In May, the U.S. Census Bureau reported that non-white births in 2011 had outnumbered Caucasian births for the first time. Perhaps the fact that reaction to the news was largely muted can be viewed as a sign of progress. There was a time when such a headline would have provoked a firestorm of fear-mongering amongst the conservative protectors of white Christian America, especially during a presidential election year.

But there were no Mitt Romney soundbites about the assault on ‘our heritage.’ No ominous Ron Paul pronouncements about the coming ‘demographic winter.’ One would have to journey to the fever swamps of the internet to find what would have been mainstream only a few years ago. That is not to say that white resentment has faded away, or that the GOP has any qualms about manipulating said resentment. Far from it.

As the generations born post-Jim Crow have matured into adulthood and taken their role as the drivers of American culture and attitude, the old George Wallace style racism has become somewhat passé. In its place, xenophobia—always a presence in American culture—has taken the forefront and given a whole new era of white people a brown menace to fear.

Anti-immigrant ideology so dominates the current incarnation of the Republican Party that Rick Perry’s failure to properly tow the nativist line became the death knell for his once-formidable candidacy, when he suggested educating the children of undocumented immigrants was not only good public policy but also the kind of behavior expected of a compassionate society.

Appearing at the Latino Coalition’s Annual Economic Summit recently, Mitt Romney neglected to even utter the word ‘immigration.’ One can appreciate his dilemma. Either maintain some level of consistency with the stances he took in the primary and blow another hole in the Romney Campaign’s rapidly sinking chances with Latino voters or speak to the type of rational policies that would be well received by Latino business leaders and subsequently face the fire-breathing wrath of the xenophobic Republican base.

Romney finds himself the prisoner of the devil’s bargain made as part of Nixon’s ‘Southern Strategy,’ when Lee Atwater discovered how to harness the electoral power of white resentment and fear for Republican gain. At the time, the so-called ‘silent majority’ manifested as an easily manipulated beast, readily controlled with frightening images of Willie Horton and dark tales of beastly, drugged-out welfare recipients living like royalty on the taxpayer’s dime. Rarely did political strategy conflict with policy agenda.

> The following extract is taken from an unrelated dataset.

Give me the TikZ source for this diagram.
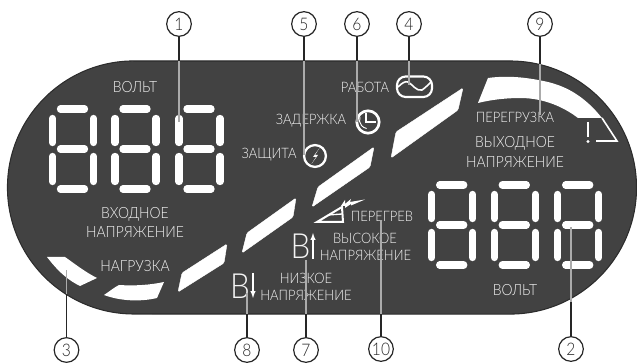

But now, as cheap immigrant labor has become a cornerstone for the economic system built by the Reagan revolution, the shamefully powerful force of white resentment has become a double-edged sword, a fact demonstrated in the fallout from anti-immigrant legislation passed in Georgia last year. Hailed as a great victory for nativist forces, the policy quickly turned into a fiasco as Georgian farmers were unable to find sufficient labor during harvest time. A report commissioned by the agribusiness sector and completed by the University Of Georgia estimated Georgia’s economic losses at close to $400 million.

In addition to causing headaches for the corporations and contractors whose profits largely depend on inexpensive labor, the nativist agenda isn’t exactly winning the hearts and minds of Latino voters. Recent polls give President Obama a crushing 30-point lead over Mitt Romney in that particular demographic. And as the ethnic makeup of American society continues to become more brown, the long-term future does not appear bright for a party beholden to white resentment.

And yet, as we were treated to the grotesquely entertaining spectacle of the GOP primary—and its endless debates—over the past few months, one couldn’t help but feel Atwater’s craven spirit hovering over the proceedings as each candidate attempted to outdo the other in nativist sentiment.

Highlights included Rick Santorum telling a Puerto Rican newspaper that to obtain statehood, they would have to comply with a (nonexistent) federal statute by making English their “principal language.” Then there was Michele Bachmann gleefully contemplating denying education and medical care to the children of undocumented immigrants. And Herman Cain, the first non-white GOP candidate for president, shoring up his bona fides among white voters with jokes about a death-dealing electric fence along the Mexican border.

It can be safely argued that the white resentment voting bloc is a creature whose days are numbered. Between the changing demographic landscape of the American population and the increasing number of Caucasians who are genuinely not terribly concerned about ethnicity, Republicans are finding the backlash that comes from pandering to racial animosity is increasingly outweighing the payoff.

The unfortunate truth is that racism—in all its variations—will be part of the American cultural fabric for some time to come. Ignorant attitudes and ideas will continue to spew forth from small-minded people in offices and backyards all across this vast nation. But it would at least appear the use of racism as a political weapon is a tactic rapidly diminishing in effectiveness.